## THE TASK
Every line that holds "LaTeX" should be shown.

## PROVIDED MATERIAL
-- START --

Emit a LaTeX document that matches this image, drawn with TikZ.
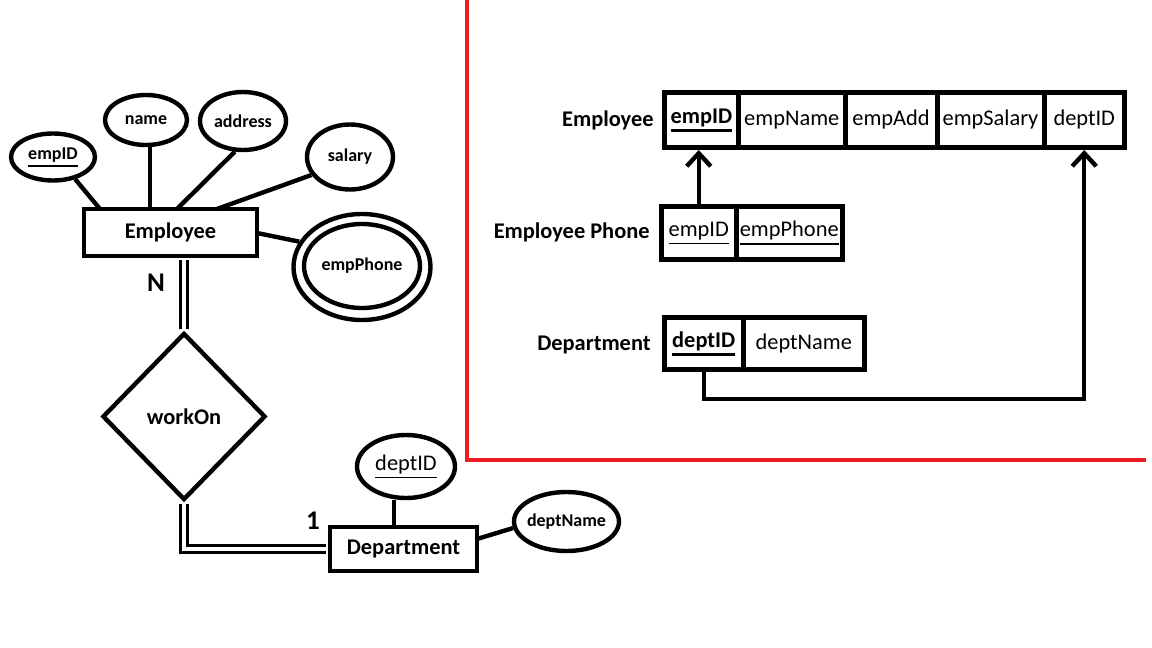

-- END --
-- START --

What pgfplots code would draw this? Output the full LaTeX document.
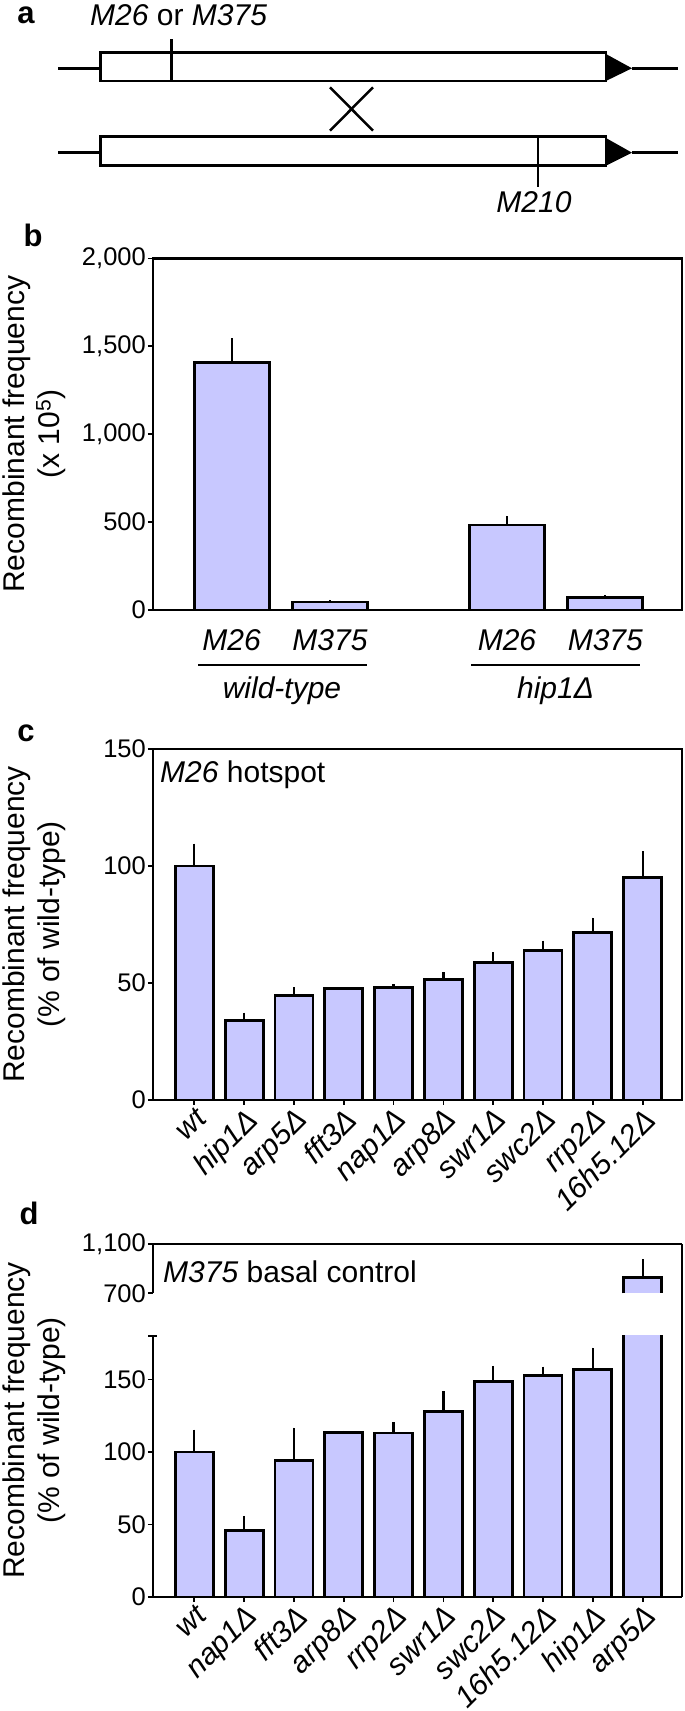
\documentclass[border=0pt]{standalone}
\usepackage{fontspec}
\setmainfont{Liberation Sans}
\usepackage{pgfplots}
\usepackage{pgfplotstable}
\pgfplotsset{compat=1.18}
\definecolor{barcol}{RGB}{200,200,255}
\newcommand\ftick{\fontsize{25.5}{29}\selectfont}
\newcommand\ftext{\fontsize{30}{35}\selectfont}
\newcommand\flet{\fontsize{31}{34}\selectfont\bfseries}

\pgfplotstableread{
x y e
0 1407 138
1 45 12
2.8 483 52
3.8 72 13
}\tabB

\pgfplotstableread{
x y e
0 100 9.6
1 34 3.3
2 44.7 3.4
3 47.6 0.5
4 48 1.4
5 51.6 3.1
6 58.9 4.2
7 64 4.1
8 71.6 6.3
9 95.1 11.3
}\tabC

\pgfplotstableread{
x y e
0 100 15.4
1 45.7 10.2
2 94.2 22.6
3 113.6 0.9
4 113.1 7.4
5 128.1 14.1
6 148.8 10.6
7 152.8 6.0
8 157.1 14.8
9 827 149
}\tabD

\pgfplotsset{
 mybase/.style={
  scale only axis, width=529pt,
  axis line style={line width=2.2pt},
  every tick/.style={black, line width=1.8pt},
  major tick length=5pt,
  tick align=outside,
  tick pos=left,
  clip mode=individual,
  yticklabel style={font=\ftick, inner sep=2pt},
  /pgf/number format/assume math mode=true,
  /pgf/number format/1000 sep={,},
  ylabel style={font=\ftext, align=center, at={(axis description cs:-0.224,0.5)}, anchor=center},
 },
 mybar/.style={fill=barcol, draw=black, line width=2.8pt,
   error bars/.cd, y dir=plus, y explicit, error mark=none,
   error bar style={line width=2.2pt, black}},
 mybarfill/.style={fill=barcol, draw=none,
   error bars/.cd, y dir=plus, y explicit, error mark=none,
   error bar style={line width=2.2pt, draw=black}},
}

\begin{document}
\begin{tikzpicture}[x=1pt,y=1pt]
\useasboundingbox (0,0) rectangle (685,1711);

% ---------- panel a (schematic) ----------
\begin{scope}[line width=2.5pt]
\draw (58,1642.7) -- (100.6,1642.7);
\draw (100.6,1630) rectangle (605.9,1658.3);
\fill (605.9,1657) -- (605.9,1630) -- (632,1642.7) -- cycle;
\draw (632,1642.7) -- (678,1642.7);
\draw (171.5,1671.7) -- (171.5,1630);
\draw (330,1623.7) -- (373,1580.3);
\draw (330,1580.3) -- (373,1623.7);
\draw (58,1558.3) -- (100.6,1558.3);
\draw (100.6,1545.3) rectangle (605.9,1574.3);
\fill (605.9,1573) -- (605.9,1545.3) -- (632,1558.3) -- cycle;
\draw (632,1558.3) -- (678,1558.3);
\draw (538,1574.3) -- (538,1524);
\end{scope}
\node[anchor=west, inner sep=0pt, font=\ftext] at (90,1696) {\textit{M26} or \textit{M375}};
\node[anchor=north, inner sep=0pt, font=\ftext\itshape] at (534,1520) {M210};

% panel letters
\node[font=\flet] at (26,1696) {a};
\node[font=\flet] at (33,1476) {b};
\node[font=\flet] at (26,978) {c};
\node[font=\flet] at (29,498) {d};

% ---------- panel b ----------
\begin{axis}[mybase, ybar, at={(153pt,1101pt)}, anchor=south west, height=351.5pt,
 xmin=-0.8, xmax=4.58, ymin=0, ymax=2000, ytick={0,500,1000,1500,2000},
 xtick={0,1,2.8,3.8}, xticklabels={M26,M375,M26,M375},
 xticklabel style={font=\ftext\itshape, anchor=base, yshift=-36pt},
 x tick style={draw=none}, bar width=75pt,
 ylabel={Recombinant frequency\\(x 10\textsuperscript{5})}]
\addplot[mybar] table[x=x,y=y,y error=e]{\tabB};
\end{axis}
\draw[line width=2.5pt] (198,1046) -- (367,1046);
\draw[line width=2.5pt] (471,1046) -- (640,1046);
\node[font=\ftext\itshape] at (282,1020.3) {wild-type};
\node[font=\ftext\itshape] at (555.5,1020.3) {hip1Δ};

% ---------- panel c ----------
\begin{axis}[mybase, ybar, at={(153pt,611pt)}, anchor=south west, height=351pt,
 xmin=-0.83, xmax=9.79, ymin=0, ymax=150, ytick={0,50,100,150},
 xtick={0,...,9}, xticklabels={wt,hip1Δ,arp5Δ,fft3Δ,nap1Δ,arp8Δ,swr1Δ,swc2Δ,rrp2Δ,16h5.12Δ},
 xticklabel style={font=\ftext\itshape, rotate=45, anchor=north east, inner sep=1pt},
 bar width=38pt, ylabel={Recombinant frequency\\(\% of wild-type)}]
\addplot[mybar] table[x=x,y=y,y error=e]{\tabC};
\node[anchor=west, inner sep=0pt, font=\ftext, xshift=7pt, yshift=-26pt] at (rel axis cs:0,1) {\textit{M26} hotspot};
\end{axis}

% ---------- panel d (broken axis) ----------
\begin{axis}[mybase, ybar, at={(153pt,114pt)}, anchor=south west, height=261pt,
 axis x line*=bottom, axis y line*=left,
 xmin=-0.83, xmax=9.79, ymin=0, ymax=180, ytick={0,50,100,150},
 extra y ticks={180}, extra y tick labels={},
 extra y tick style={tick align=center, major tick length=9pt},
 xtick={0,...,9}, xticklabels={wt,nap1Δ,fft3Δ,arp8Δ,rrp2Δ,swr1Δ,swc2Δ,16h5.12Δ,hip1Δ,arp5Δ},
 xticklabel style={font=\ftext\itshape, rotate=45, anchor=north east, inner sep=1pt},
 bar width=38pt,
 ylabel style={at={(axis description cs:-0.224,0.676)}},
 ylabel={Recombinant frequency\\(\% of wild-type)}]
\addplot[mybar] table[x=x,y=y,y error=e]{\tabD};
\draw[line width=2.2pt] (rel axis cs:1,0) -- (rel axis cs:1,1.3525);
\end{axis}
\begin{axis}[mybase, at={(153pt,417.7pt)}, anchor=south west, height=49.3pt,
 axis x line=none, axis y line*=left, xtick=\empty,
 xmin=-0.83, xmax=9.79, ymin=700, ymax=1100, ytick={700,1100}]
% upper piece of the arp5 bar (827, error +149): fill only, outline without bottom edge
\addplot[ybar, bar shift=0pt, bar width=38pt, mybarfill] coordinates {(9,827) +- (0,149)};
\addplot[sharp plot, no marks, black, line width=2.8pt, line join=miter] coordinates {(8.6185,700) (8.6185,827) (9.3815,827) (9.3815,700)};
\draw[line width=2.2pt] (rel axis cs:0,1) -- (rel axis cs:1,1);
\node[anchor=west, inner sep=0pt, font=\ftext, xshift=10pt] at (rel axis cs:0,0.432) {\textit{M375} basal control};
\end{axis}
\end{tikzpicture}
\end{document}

-- END --

## RIGHT ANSWER
Emit a LaTeX document that matches this image, drawn with TikZ.
What pgfplots code would draw this? Output the full LaTeX document.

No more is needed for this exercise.